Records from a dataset

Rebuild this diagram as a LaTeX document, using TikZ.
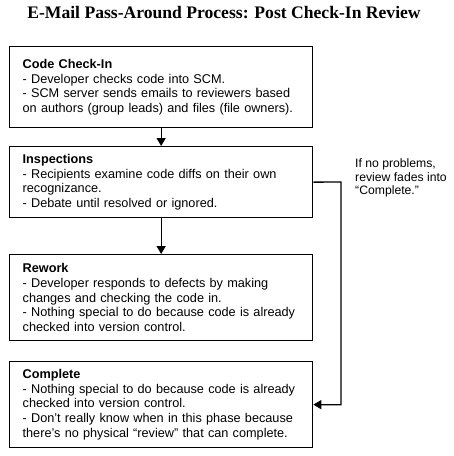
\documentclass[tikz,border=0pt]{standalone}
\usepackage{fontspec}
\setmainfont{Liberation Sans}
\newfontfamily\titlefont{Liberation Serif}
\usetikzlibrary{arrows.meta}

\tikzset{
  stagebox/.style={draw,line width=1.3pt,anchor=north west,
    minimum width=303pt,text width=277pt,inner xsep=13pt,inner ysep=0pt,
    align=left,font=\fontsize{12.7}{14.7}\selectfont},
  flow/.style={line width=1.3pt,-{Triangle[length=8pt,width=9pt]}},
  note/.style={anchor=west,inner sep=0pt,align=left,
    font=\fontsize{12.2}{13.6}\selectfont},
}

\begin{document}
\begin{tikzpicture}[x=1pt,y=-1pt]
  \useasboundingbox (0,0) rectangle (454,456);
  \pgfmathsetmacro\boxleft{9}

  \node[font=\titlefont\bfseries\fontsize{17.6}{18}\selectfont] (title) at (224,13)
    {E-Mail Pass-Around Process: Post Check-In Review};

  \node[stagebox,minimum height=81pt] (checkin) at (\boxleft,46)
    {\textbf{Code Check-In}\\
     - Developer checks code into SCM.\\
     - SCM server sends emails to reviewers based\\
     on authors (group leads) and files (file owners).};
  \node[stagebox,minimum height=71pt] (insp) at (\boxleft,146)
    {\textbf{Inspections}\\
     - Recipients examine code diffs on their own\\
     recognizance.\\
     - Debate until resolved or ignored.};
  \node[stagebox,minimum height=86pt] (rework) at (\boxleft,254)
    {\textbf{Rework}\\
     - Developer responds to defects by making\\
     changes and checking the code in.\\
     - Nothing special to do because code is already\\
     checked into version control.};
  \node[stagebox,minimum height=86pt] (done) at (\boxleft,361)
    {\textbf{Complete}\\
     - Nothing special to do because code is already\\
     checked into version control.\\
     - Don’t really know when in this phase because\\
     there’s no physical “review” that can complete.};

  \draw[flow] (checkin.south) -- (insp.north);
  \draw[flow] (insp.south) -- (rework.north);

  \coordinate (bypass) at (341,182);
  \draw[flow] (insp.east) -- (bypass) |- (done.east);

  \node[note] (fade) at (355,178)
    {If no problems,\\review fades into\\“Complete.”};
\end{tikzpicture}
\end{document}
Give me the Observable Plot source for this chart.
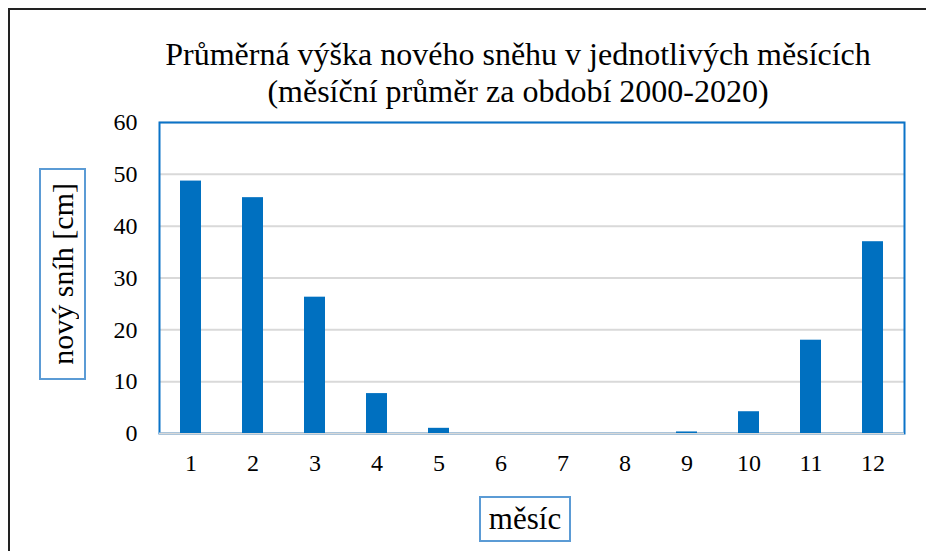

### Aim
Write out each line of the data exactly; the images should be left out.

### Answer below
Rebuild this diagram as a LaTeX document, using TikZ.
\documentclass[tikz,border=0pt]{standalone}
\usepackage{fontspec}
\setmainfont{Liberation Sans}
\newfontfamily\titlefont{Liberation Serif}
\usetikzlibrary{arrows.meta}

\tikzset{
  stagebox/.style={draw,line width=1.3pt,anchor=north west,
    minimum width=303pt,text width=277pt,inner xsep=13pt,inner ysep=0pt,
    align=left,font=\fontsize{12.7}{14.7}\selectfont},
  flow/.style={line width=1.3pt,-{Triangle[length=8pt,width=9pt]}},
  note/.style={anchor=west,inner sep=0pt,align=left,
    font=\fontsize{12.2}{13.6}\selectfont},
}

\begin{document}
\begin{tikzpicture}[x=1pt,y=-1pt]
  \useasboundingbox (0,0) rectangle (454,456);
  \pgfmathsetmacro\boxleft{9}

  \node[font=\titlefont\bfseries\fontsize{17.6}{18}\selectfont] (title) at (224,13)
    {E-Mail Pass-Around Process: Post Check-In Review};

  \node[stagebox,minimum height=81pt] (checkin) at (\boxleft,46)
    {\textbf{Code Check-In}\\
     - Developer checks code into SCM.\\
     - SCM server sends emails to reviewers based\\
     on authors (group leads) and files (file owners).};
  \node[stagebox,minimum height=71pt] (insp) at (\boxleft,146)
    {\textbf{Inspections}\\
     - Recipients examine code diffs on their own\\
     recognizance.\\
     - Debate until resolved or ignored.};
  \node[stagebox,minimum height=86pt] (rework) at (\boxleft,254)
    {\textbf{Rework}\\
     - Developer responds to defects by making\\
     changes and checking the code in.\\
     - Nothing special to do because code is already\\
     checked into version control.};
  \node[stagebox,minimum height=86pt] (done) at (\boxleft,361)
    {\textbf{Complete}\\
     - Nothing special to do because code is already\\
     checked into version control.\\
     - Don’t really know when in this phase because\\
     there’s no physical “review” that can complete.};

  \draw[flow] (checkin.south) -- (insp.north);
  \draw[flow] (insp.south) -- (rework.north);

  \coordinate (bypass) at (341,182);
  \draw[flow] (insp.east) -- (bypass) |- (done.east);

  \node[note] (fade) at (355,178)
    {If no problems,\\review fades into\\“Complete.”};
\end{tikzpicture}
\end{document}
Give me the Observable Plot source for this chart.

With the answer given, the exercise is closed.